The patent defines gibberish content on web pages as pages that might contain a number of high value keywords, but might have been generated through:

  • Using low-cost untrained labor (from places like Mechanical Turk)
  • Scraping content and modifying and splicing it randomly
  • Translating from a different language

Gibberish content also tends to include text sequences that are unlikely to represent natural language text strings that often appear in conversational syntax, or that might not be in text strings that might not be structured in conversational syntax, typically occur in resources such as web documents.

The patent tells us that spammers might generate revenue from the traffic to gibberish content web pages by including:

  • Advertisements
  • Pay-per-click links
  • Affiliate programs

It also tells us that since those pages were created “using high-value keywords without context, the web page typically does not provide any useful information to a user.”

This gibberish content identification process involves:

  • Creating language models for pages on the Web, and applying those models to the text of pages.
  • Generating a language model score for the resource including applying a language model to the text content of the resource
  • Generating a query stuffing score for the reference, the query stuffing score being a function of term frequency in the resource content and a query index
  • Calculating a gibberish score for the resource using the language model score and the query stuffing score
  • Using the calculated gibberish score to determine whether to modify a ranking score of the resource

These gibberish content scores might be created for each page based upon multiple queries that are contained on those pages.

The pages may be ranked initially by information retrieval relevance scores and importance scores such as PageRank.

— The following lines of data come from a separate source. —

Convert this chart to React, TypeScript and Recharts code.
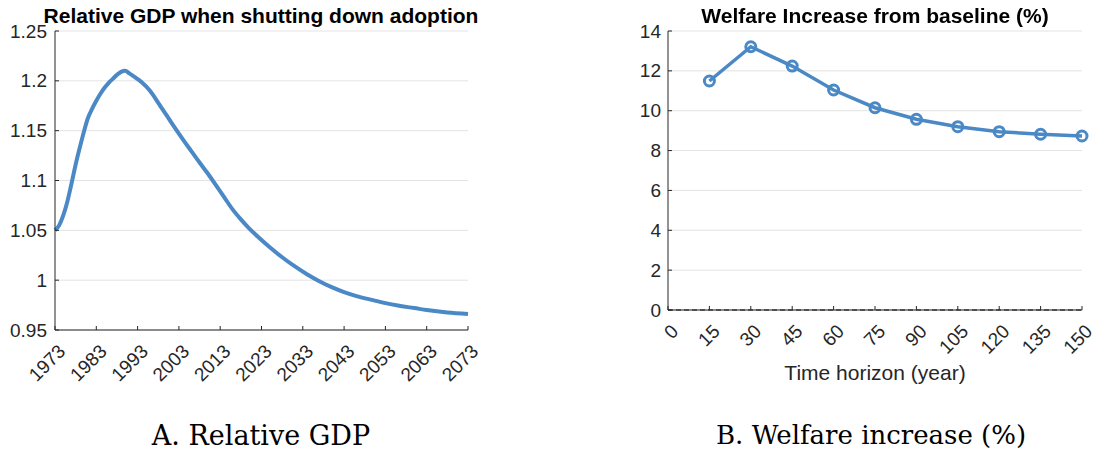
import React from 'react';
import {
  LineChart,
  Line,
  XAxis,
  YAxis,
  CartesianGrid,
  ReferenceLine,
} from 'recharts';

// --- Panel A: relative GDP when shutting down adoption ---
const gdpYears = [
  1973, 1974, 1975, 1976, 1977, 1978, 1979, 1980, 1981, 1982, 1983, 1984, 1985, 1986, 1987,
  1988, 1989, 1990, 1991, 1992, 1993, 1994, 1996, 1998, 2000, 2002, 2004, 2006, 2008, 2010,
  2012, 2014, 2016, 2018, 2020, 2022, 2025, 2028, 2031, 2034, 2037, 2040, 2043, 2046, 2050,
  2053, 2056, 2060, 2063, 2068, 2073,
];
const gdpValues = [
  1.05, 1.055, 1.065, 1.079, 1.097, 1.116, 1.133, 1.149, 1.163, 1.172, 1.18, 1.187, 1.193,
  1.198, 1.202, 1.206, 1.209, 1.21, 1.2075, 1.2048, 1.2018, 1.1985, 1.19, 1.178, 1.1655, 1.153,
  1.141, 1.1295, 1.118, 1.107, 1.095, 1.083, 1.071, 1.061, 1.052, 1.044, 1.033, 1.023, 1.014,
  1.006, 0.999, 0.993, 0.988, 0.984, 0.98, 0.977, 0.9745, 0.972, 0.97, 0.9675, 0.966,
];
const gdpXTicks = [1973, 1983, 1993, 2003, 2013, 2023, 2033, 2043, 2053, 2063, 2073];
const gdpYTicks = [0.95, 1, 1.05, 1.1, 1.15, 1.2, 1.25];

// --- Panel B: welfare increase from baseline (%) ---
const horizons = [15, 30, 45, 60, 75, 90, 105, 120, 135, 150];
const welfare = [11.49, 13.21, 12.24, 11.04, 10.15, 9.57, 9.2, 8.95, 8.82, 8.73];
const horizonTicks = [0, 15, 30, 45, 60, 75, 90, 105, 120, 135, 150];
const welfareTicks = [0, 2, 4, 6, 8, 10, 12, 14];

const gdpData = gdpYears.map((year, i) => ({ year, value: gdpValues[i] }));
const welfareData = horizons.map((h, i) => ({ h, value: welfare[i] }));

const BLUE = '#4a89c5';
const AXIS = '#262626';
const GRID = '#e3e3e3';
const SANS = '"Liberation Sans", Arial, sans-serif';
const TICK_FS = 19;

// rotated tick label, anchored like matlab does (end of text below-right of the tick)
const RotTick = (props: any) => {
  const { x, y, payload } = props;
  return (
    <text
      transform={`translate(${x + 7},${y + 18}) rotate(-45)`}
      textAnchor="end"
      dominantBaseline="central"
      fontSize={TICK_FS}
      fontFamily={SANS}
      fill={AXIS}
    >
      {payload.value}
    </text>
  );
};

const YTick = (props: any) => {
  const { x, y, payload } = props;
  return (
    <text x={x} y={y} textAnchor="end" dominantBaseline="central" fontSize={TICK_FS} fontFamily={SANS} fill={AXIS}>
      {payload.value}
    </text>
  );
};

const titleStyle: React.CSSProperties = {
  position: 'absolute',
  top: 4,
  fontFamily: SANS,
  fontWeight: 'bold',
  fontSize: 21,
  color: '#000',
  textAlign: 'center',
  whiteSpace: 'nowrap',
};

const captionStyle: React.CSSProperties = {
  position: 'absolute',
  top: 420,
  fontFamily: '"DejaVu Serif", serif',
  fontSize: 27,
  color: '#000',
  textAlign: 'center',
  whiteSpace: 'nowrap',
};

export default function App() {
  return (
    <div style={{ position: 'fixed', left: 0, top: 0, width: 1096, height: 457, background: '#fff' }}>
      {/* Panel A */}
      <div style={{ position: 'absolute', left: 0, top: 0 }}>
        <LineChart width={500} height={400} data={gdpData} margin={{ top: 31, right: 32, left: 0, bottom: 0 }}>
          <CartesianGrid vertical={false} stroke={GRID} />
          <XAxis
            dataKey="year"
            type="number"
            domain={[1973, 2073]}
            ticks={gdpXTicks}
            height={70}
            stroke={AXIS}
            tickSize={-4}
            tickMargin={4}
            tick={<RotTick />}
            interval={0}
          />
          <XAxis xAxisId="top" orientation="top" type="number" domain={[1973, 2073]} ticks={gdpXTicks} height={0} stroke={AXIS} tickSize={-4} tick={false} interval={0} />
          <YAxis
            type="number"
            domain={[0.95, 1.25]}
            ticks={gdpYTicks}
            width={55}
            stroke={AXIS}
            tickSize={-4}
            tickMargin={12}
            tick={<YTick />}
            interval={0}
          />
          <YAxis yAxisId="right" orientation="right" type="number" domain={[0.95, 1.25]} ticks={gdpYTicks} width={0} stroke={AXIS} tickSize={-4} tick={false} interval={0} />
          <Line type="monotone" dataKey="value" stroke={BLUE} strokeWidth={4} dot={false} isAnimationActive={false} />
        </LineChart>
      </div>
      <div style={{ ...titleStyle, left: 11, width: 500 }}>Relative GDP when shutting down adoption</div>

      {/* Panel B */}
      <div style={{ position: 'absolute', left: 600, top: 0 }}>
        <LineChart width={496} height={400} data={welfareData} margin={{ top: 31, right: 14, left: 0, bottom: 0 }}>
          <CartesianGrid vertical={false} stroke={GRID} />
          <XAxis
            dataKey="h"
            type="number"
            domain={[0, 150]}
            ticks={horizonTicks}
            height={90}
            stroke={AXIS}
            tickSize={-4}
            tickMargin={4}
            tick={<RotTick />}
            interval={0}
          />
          <XAxis xAxisId="top" orientation="top" type="number" domain={[0, 150]} ticks={horizonTicks} height={0} stroke={AXIS} tickSize={-4} tick={false} interval={0} />
          <YAxis
            type="number"
            domain={[0, 14]}
            ticks={welfareTicks}
            width={68}
            stroke={AXIS}
            tickSize={-4}
            tickMargin={11}
            tick={<YTick />}
            interval={0}
          />
          <YAxis yAxisId="right" orientation="right" type="number" domain={[0, 14]} ticks={welfareTicks} width={0} stroke={AXIS} tickSize={-4} tick={false} interval={0} />
          <ReferenceLine y={0} stroke="#000" strokeDasharray="5 3" strokeWidth={1} />
          <Line
            type="linear"
            dataKey="value"
            stroke={BLUE}
            strokeWidth={3.5}
            dot={{ r: 5, strokeWidth: 3, fill: 'none', stroke: BLUE }}
            isAnimationActive={false}
          />
        </LineChart>
      </div>
      <div style={{ ...titleStyle, left: 625, width: 500 }}>Welfare Increase from baseline (%)</div>
      <div style={{ position: 'absolute', left: 725, top: 361, width: 300, textAlign: 'center', fontFamily: SANS, fontSize: 21, color: AXIS, whiteSpace: 'nowrap' }}>
        Time horizon (year)
      </div>

      {/* captions */}
      <div style={{ ...captionStyle, left: 111, width: 300 }}>A. Relative GDP</div>
      <div style={{ ...captionStyle, left: 716, width: 300, fontSize: 26 }}>B. Welfare increase (%)</div>
    </div>
  );
}
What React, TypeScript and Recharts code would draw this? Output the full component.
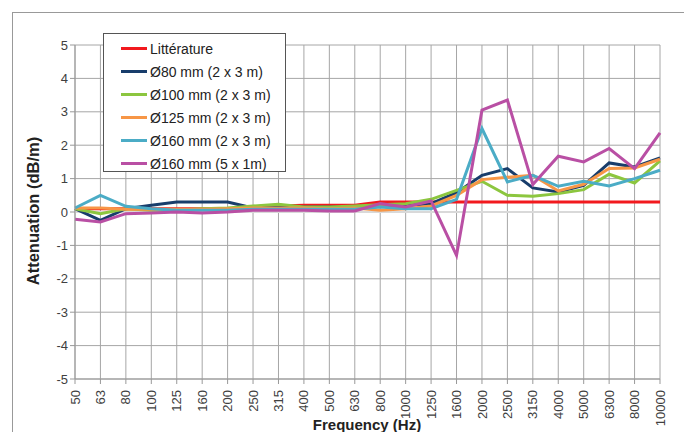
import React from 'react';
import { LineChart, Line, XAxis, YAxis, CartesianGrid, Legend, ReferenceLine } from 'recharts';

const frequencies = ['50', '63', '80', '100', '125', '160', '200', '250', '315', '400', '500', '630', '800', '1000', '1250', '1600', '2000', '2500', '3150', '4000', '5000', '6300', '8000', '10000'];

const litterature = [0.1, 0.1, 0.1, 0.1, 0.1, 0.1, 0.1, 0.15, 0.18, 0.2, 0.2, 0.2, 0.3, 0.3, 0.3, 0.3, 0.3, 0.3, 0.3, 0.3, 0.3, 0.3, 0.3, 0.3];
const d80 = [0.1, -0.25, 0.1, 0.2, 0.3, 0.3, 0.3, 0.12, 0.15, 0.15, 0.15, 0.15, 0.2, 0.2, 0.25, 0.58, 1.1, 1.3, 0.72, 0.6, 0.8, 1.47, 1.35, 1.62];
const d100 = [0.1, -0.05, 0.1, 0.05, 0.05, 0.1, 0.12, 0.18, 0.23, 0.15, 0.15, 0.18, 0.22, 0.25, 0.38, 0.65, 0.92, 0.5, 0.47, 0.55, 0.67, 1.13, 0.87, 1.53];
const d125 = [0.12, 0.12, 0.08, 0.08, 0.08, 0.08, 0.1, 0.12, 0.12, 0.12, 0.1, 0.12, 0.05, 0.1, 0.18, 0.5, 0.97, 1.04, 1.1, 0.63, 0.83, 1.3, 1.32, 1.58];
const d160 = [0.12, 0.5, 0.17, 0.1, 0.05, 0.05, 0.05, 0.08, 0.08, 0.08, 0.08, 0.08, 0.15, 0.1, 0.1, 0.38, 2.5, 0.9, 1.1, 0.77, 0.92, 0.78, 1.0, 1.25];
const d160b = [-0.22, -0.3, -0.05, -0.03, 0, -0.03, 0, 0.05, 0.05, 0.05, 0.03, 0.03, 0.25, 0.15, 0.33, -1.3, 3.05, 3.35, 0.82, 1.67, 1.5, 1.9, 1.3, 2.37];

const yTicks = [-5, -4, -3, -2, -1, 0, 1, 2, 3, 4, 5];

const series = [
  { key: 'lit', name: 'Littérature', color: '#F2191E' },
  { key: 'd80', name: 'Ø80 mm (2 x 3 m)', color: '#183D6B' },
  { key: 'd100', name: 'Ø100 mm (2 x 3 m)', color: '#8CC63F' },
  { key: 'd125', name: 'Ø125 mm (2 x 3 m)', color: '#F79646' },
  { key: 'd160', name: 'Ø160 mm (2 x 3 m)', color: '#4BACC6' },
  { key: 'd160b', name: 'Ø160 mm (5 x 1m)', color: '#B94FA4' },
];

const data = frequencies.map((f, i) => ({
  freq: f,
  lit: litterature[i],
  d80: d80[i],
  d100: d100[i],
  d125: d125[i],
  d160: d160[i],
  d160b: d160b[i],
}));

const FONT = '"Liberation Sans", Arial, sans-serif';

const FreqTick = (props: any) => {
  const { x, y, payload } = props;
  return (
    <g transform={`translate(${x},${y + 4})`}>
      <text transform="rotate(-90)" textAnchor="end" dy="0.35em" fontSize={13} fill="#404040" fontFamily={FONT}>
        {payload.value}
      </text>
    </g>
  );
};

const LegendBox = () => (
  <div style={{ width: 183, height: 139, boxSizing: 'border-box', border: '1px solid #555', background: '#fff', padding: '3px 0 0 0', fontFamily: FONT }}>
    {series.map((s) => (
      <div key={s.key} style={{ display: 'flex', alignItems: 'center', height: 23, fontSize: 14, color: '#222' }}>
        <span style={{ display: 'inline-block', width: 26, height: 3, background: s.color, marginLeft: 17, marginRight: 3 }} />
        <span>{s.name}</span>
      </div>
    ))}
  </div>
);

export default function App() {
  return (
    <div style={{ position: 'absolute', left: 0, top: 0, width: 684, height: 432, overflow: 'hidden', background: '#fff', fontFamily: FONT }}>
      <div style={{ position: 'absolute', left: 12, top: 12, width: 700, height: 450, border: '1px solid #999' }} />
      <div style={{ position: 'absolute', left: 0, top: 0 }}>
        <LineChart width={684} height={432} data={data} margin={{ top: 45, right: 24, left: 0, bottom: 0 }}>
          <CartesianGrid stroke="#A6A6A6" strokeWidth={1} />
          <XAxis
            dataKey="freq"
            interval={0}
            height={53}
            tick={<FreqTick />}
            tickLine={{ stroke: '#999' }}
            tickSize={5}
            axisLine={{ stroke: '#999' }}
          />
          <YAxis
            domain={[-5, 5]}
            ticks={yTicks}
            width={75}
            interval={0}
            tickLine={{ stroke: '#999' }}
            tickSize={5}
            axisLine={{ stroke: '#999' }}
            tick={{ fontSize: 13, fill: '#404040', fontFamily: FONT }}
          />
          <ReferenceLine y={0} stroke="#D9D9D9" strokeWidth={2} />
          <Legend
            layout="vertical"
            align="center"
            verticalAlign="middle"
            wrapperStyle={{ left: 103, top: 33, width: 183 }}
            content={() => <LegendBox />}
          />
          {series.map((s) => (
            <Line
              key={s.key}
              type="linear"
              dataKey={s.key}
              name={s.name}
              stroke={s.color}
              strokeWidth={3}
              dot={false}
              activeDot={false}
              isAnimationActive={false}
            />
          ))}
        </LineChart>
      </div>
      <div style={{ position: 'absolute', left: 367, top: 416, transform: 'translateX(-50%)', fontSize: 15, fontWeight: 'bold', color: '#222', whiteSpace: 'nowrap' }}>
        Frequency (Hz)
      </div>
      <div style={{ position: 'absolute', left: 33, top: 211, transform: 'translate(-50%, -50%) rotate(-90deg)', fontSize: 16.5, fontWeight: 'bold', color: '#222', whiteSpace: 'nowrap' }}>
        Attenuation (dB/m)
      </div>
    </div>
  );
}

Pages may then be re-ranked or demoted based upon a statistical review where content on those pages is broken down into different n-grams, such as 5 word long n-grams that would break the content of a page into consecutive groupings of the words found on a page, and create statistics about those groupings and compare them to other n-gram groupings on other pages on the Web. An example n-gram analysis of a well-known phrase using 5 words:

The quick brown fox jumps quick brown fox jumps over brown fox jumps over the fox jumps over the lazy jumps over the lazy dog

The statistical patterns found in a language model can be used to identify languages, to apply machine translation, and to do optical character recognition.

The gibberish content patent is:

Identifying gibberish content in resources Invented by Shashidhar A. Thakur, Sushrut Karanjkar, Pavel Levin, and Thorsten Brants Assigned to Google US Patent 8,554,769 Granted October 8, 2013 Filed: June 17, 2009

Abstract

This specification describes technologies relating to providing search results.

One aspect of the subject matter described in this specification can be embodied in methods that include the actions of receiving a network resource, the network resource including text content; generating a language model score for the resource including applying a language model to the text content of the resource; generating a query stuffing score for the reference, the query stuffing score being a function of term frequency in the resource content and a query index; calculating a gibberish score for the resource using the language model score and the query stuffing score; and using the calculated gibberish score to determine whether to modify a ranking score of the resource.

It’s not a surprise that Google might use natural language statistical models like the one described here to identify content that they might consider low-quality content. Having a technical name (gibberish content) to refer to that kind of content is helpful, as well as a patent to point others to when describing the dangers of creating low-quality content through one approach or another.

Last updated June 8, 2019.